• What you should do
Using the listing below, output only the lines from the one that contains "What Chart.js code" through the one that contains "Serif', 'Times New", inclusive, exactly as given and without images.

• The data
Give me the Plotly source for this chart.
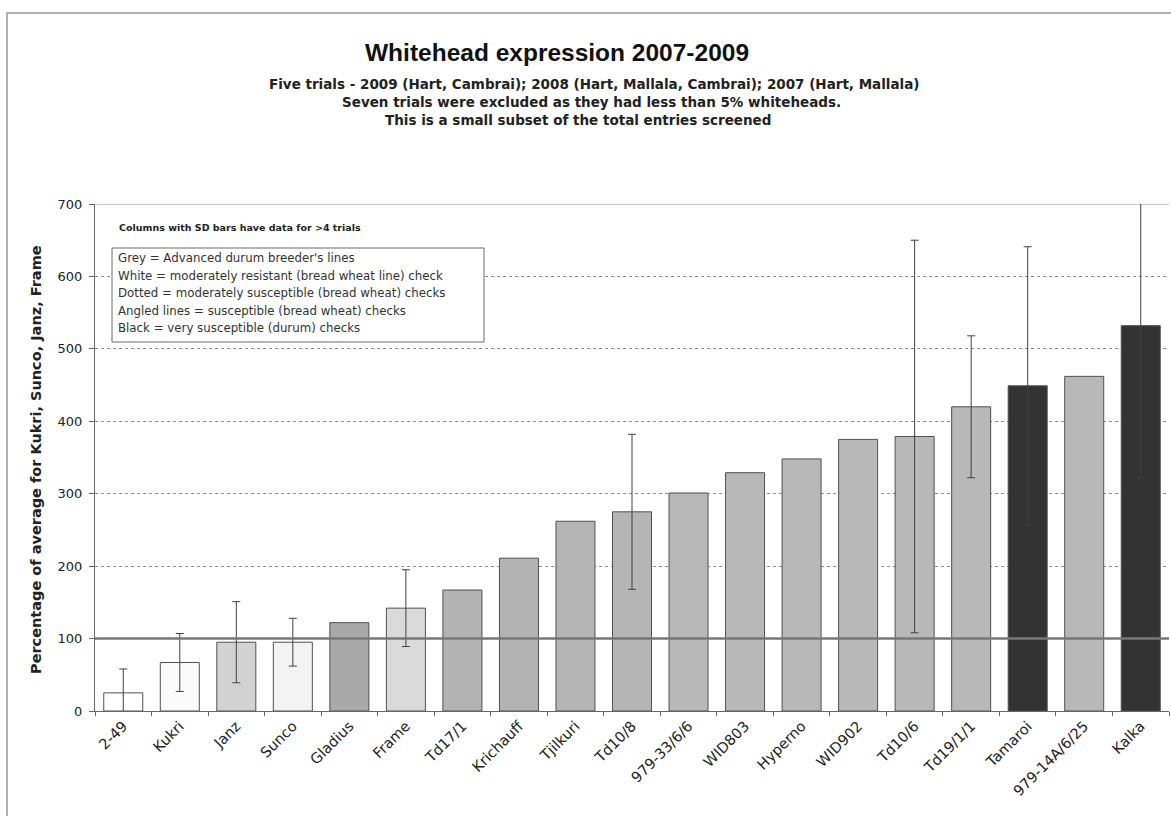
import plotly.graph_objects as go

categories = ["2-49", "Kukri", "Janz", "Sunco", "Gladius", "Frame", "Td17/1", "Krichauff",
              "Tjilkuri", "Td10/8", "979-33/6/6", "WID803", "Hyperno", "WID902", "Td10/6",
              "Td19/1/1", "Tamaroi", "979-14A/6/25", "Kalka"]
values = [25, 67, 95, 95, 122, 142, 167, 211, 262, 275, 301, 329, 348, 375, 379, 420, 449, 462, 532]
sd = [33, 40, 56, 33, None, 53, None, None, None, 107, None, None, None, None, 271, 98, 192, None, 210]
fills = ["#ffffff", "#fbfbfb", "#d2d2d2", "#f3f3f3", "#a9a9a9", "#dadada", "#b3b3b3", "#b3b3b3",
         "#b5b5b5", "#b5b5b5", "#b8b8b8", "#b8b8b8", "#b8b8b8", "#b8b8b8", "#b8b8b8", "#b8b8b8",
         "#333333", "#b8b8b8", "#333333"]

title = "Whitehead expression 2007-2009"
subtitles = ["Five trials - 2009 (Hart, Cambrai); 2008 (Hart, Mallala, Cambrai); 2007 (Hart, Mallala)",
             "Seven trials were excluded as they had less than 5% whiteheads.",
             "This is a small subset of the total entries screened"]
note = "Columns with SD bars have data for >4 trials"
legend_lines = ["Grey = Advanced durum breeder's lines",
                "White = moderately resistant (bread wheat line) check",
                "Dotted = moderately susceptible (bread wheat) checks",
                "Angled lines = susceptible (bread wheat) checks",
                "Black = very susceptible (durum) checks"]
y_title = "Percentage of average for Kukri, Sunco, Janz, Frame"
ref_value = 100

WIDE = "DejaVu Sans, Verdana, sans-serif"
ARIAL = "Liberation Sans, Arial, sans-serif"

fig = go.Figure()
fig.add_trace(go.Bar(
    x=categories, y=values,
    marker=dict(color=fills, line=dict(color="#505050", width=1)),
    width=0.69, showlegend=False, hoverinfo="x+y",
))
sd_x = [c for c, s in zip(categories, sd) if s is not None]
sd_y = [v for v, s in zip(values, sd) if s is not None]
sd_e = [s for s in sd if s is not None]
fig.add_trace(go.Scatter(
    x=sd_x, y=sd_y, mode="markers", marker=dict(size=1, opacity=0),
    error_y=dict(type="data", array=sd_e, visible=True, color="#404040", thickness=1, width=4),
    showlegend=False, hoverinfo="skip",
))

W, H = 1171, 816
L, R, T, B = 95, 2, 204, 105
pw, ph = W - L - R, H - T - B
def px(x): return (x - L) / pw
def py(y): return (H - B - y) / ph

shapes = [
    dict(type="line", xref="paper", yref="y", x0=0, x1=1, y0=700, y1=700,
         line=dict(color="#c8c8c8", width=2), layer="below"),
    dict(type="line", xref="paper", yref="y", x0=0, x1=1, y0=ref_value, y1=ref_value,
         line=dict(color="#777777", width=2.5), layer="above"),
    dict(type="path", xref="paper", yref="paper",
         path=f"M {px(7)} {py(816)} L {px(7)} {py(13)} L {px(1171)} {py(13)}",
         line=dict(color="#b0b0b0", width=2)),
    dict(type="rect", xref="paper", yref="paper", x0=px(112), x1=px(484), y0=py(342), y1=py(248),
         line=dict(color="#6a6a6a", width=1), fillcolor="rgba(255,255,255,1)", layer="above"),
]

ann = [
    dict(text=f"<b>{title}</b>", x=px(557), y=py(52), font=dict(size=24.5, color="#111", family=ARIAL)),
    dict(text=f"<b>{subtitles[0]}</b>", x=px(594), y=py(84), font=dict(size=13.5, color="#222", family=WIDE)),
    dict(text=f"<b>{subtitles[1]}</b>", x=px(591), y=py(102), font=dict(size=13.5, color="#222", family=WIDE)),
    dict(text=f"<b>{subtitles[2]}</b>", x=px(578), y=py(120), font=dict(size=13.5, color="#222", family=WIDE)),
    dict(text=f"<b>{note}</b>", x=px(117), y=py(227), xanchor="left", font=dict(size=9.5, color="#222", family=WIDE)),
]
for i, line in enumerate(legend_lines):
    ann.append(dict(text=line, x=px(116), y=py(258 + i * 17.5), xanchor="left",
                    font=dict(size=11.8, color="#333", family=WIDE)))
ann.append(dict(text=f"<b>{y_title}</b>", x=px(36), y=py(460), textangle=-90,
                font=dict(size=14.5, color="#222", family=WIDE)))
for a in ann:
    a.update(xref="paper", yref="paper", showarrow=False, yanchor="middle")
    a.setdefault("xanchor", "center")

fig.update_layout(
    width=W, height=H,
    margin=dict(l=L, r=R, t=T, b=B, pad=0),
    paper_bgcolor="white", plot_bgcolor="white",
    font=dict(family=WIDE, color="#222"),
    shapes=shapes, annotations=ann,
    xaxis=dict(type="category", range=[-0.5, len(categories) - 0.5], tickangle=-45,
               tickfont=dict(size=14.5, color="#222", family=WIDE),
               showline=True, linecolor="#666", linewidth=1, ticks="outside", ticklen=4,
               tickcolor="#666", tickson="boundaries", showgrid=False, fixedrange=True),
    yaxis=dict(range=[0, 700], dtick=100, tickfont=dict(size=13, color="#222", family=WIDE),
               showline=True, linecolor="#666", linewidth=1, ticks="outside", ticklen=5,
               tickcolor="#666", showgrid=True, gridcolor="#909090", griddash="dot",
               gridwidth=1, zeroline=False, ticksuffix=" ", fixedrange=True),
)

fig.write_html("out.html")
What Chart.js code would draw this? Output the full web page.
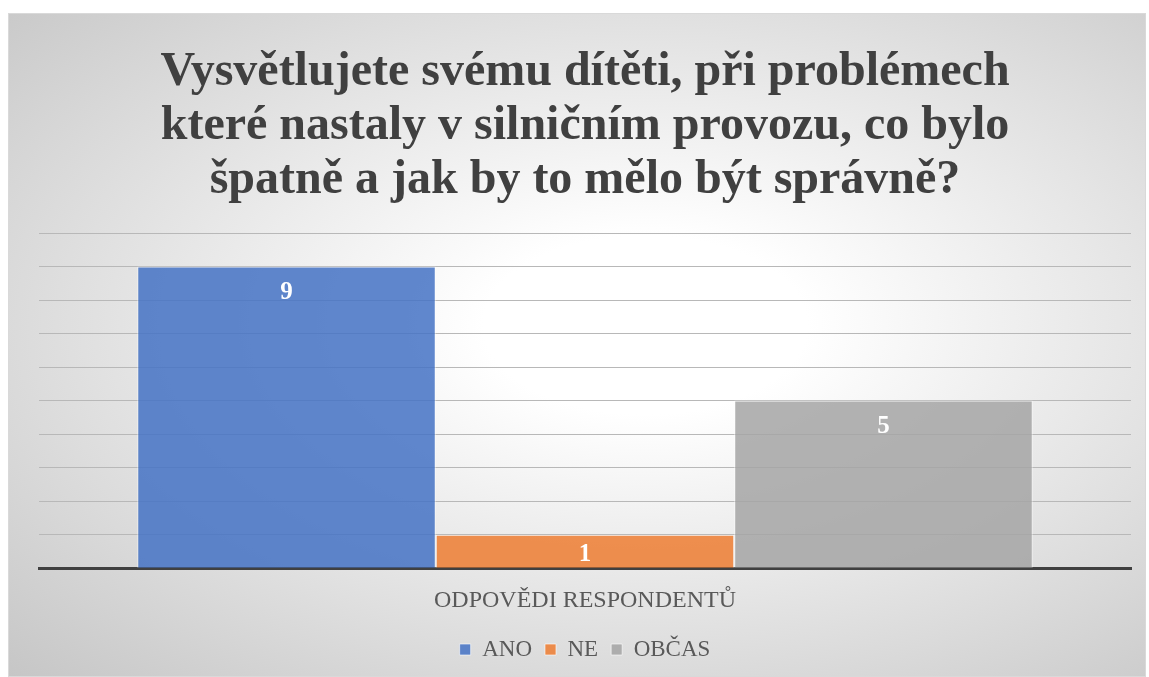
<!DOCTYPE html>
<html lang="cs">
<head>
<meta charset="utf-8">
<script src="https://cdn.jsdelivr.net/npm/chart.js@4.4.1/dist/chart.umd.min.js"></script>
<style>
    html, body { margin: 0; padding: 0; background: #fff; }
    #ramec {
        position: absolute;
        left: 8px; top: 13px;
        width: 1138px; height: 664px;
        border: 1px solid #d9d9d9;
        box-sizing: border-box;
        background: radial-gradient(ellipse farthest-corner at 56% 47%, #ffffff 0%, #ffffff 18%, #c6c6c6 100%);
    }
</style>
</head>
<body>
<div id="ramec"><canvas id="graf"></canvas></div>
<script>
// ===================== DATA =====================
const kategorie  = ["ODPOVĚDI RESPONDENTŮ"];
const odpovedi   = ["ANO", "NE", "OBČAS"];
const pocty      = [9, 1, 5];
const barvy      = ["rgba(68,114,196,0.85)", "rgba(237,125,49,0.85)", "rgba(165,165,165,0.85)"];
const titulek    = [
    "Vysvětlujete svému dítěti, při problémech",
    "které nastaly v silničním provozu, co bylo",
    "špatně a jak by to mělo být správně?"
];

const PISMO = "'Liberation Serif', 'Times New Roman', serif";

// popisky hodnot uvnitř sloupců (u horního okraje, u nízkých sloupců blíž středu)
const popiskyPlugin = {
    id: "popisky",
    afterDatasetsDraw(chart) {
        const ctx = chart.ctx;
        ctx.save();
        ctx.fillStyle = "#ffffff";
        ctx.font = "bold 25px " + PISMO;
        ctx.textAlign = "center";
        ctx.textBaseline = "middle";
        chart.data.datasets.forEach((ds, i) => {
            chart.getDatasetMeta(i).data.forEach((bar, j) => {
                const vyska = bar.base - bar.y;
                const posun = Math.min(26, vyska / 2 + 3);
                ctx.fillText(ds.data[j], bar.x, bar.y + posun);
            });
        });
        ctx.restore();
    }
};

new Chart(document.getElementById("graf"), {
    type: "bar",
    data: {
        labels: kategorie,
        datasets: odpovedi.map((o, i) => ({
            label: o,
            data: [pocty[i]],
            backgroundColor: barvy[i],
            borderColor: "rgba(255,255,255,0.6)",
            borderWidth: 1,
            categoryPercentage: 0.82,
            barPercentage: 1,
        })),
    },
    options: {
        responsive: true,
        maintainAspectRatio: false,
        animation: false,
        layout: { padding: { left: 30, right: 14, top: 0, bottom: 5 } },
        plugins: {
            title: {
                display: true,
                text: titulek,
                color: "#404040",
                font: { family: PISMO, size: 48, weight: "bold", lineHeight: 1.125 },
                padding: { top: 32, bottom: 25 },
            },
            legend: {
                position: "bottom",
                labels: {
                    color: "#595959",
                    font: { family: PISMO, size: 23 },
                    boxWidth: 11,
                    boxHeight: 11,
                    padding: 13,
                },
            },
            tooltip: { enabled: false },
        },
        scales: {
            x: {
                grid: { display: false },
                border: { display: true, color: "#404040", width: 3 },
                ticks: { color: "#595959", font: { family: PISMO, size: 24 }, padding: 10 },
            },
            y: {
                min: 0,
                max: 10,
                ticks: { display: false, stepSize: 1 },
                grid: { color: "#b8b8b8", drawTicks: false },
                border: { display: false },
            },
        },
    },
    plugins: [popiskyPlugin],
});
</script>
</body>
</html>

• Exercise solution
What Chart.js code would draw this? Output the full web page.
<!DOCTYPE html>
<html lang="cs">
<head>
<meta charset="utf-8">
<script src="https://cdn.jsdelivr.net/npm/chart.js@4.4.1/dist/chart.umd.min.js"></script>
<style>
    html, body { margin: 0; padding: 0; background: #fff; }
    #ramec {
        position: absolute;
        left: 8px; top: 13px;
        width: 1138px; height: 664px;
        border: 1px solid #d9d9d9;
        box-sizing: border-box;
        background: radial-gradient(ellipse farthest-corner at 56% 47%, #ffffff 0%, #ffffff 18%, #c6c6c6 100%);
    }
</style>
</head>
<body>
<div id="ramec"><canvas id="graf"></canvas></div>
<script>
// ===================== DATA =====================
const kategorie  = ["ODPOVĚDI RESPONDENTŮ"];
const odpovedi   = ["ANO", "NE", "OBČAS"];
const pocty      = [9, 1, 5];
const barvy      = ["rgba(68,114,196,0.85)", "rgba(237,125,49,0.85)", "rgba(165,165,165,0.85)"];
const titulek    = [
    "Vysvětlujete svému dítěti, při problémech",
    "které nastaly v silničním provozu, co bylo",
    "špatně a jak by to mělo být správně?"
];

const PISMO = "'Liberation Serif', 'Times New Roman', serif";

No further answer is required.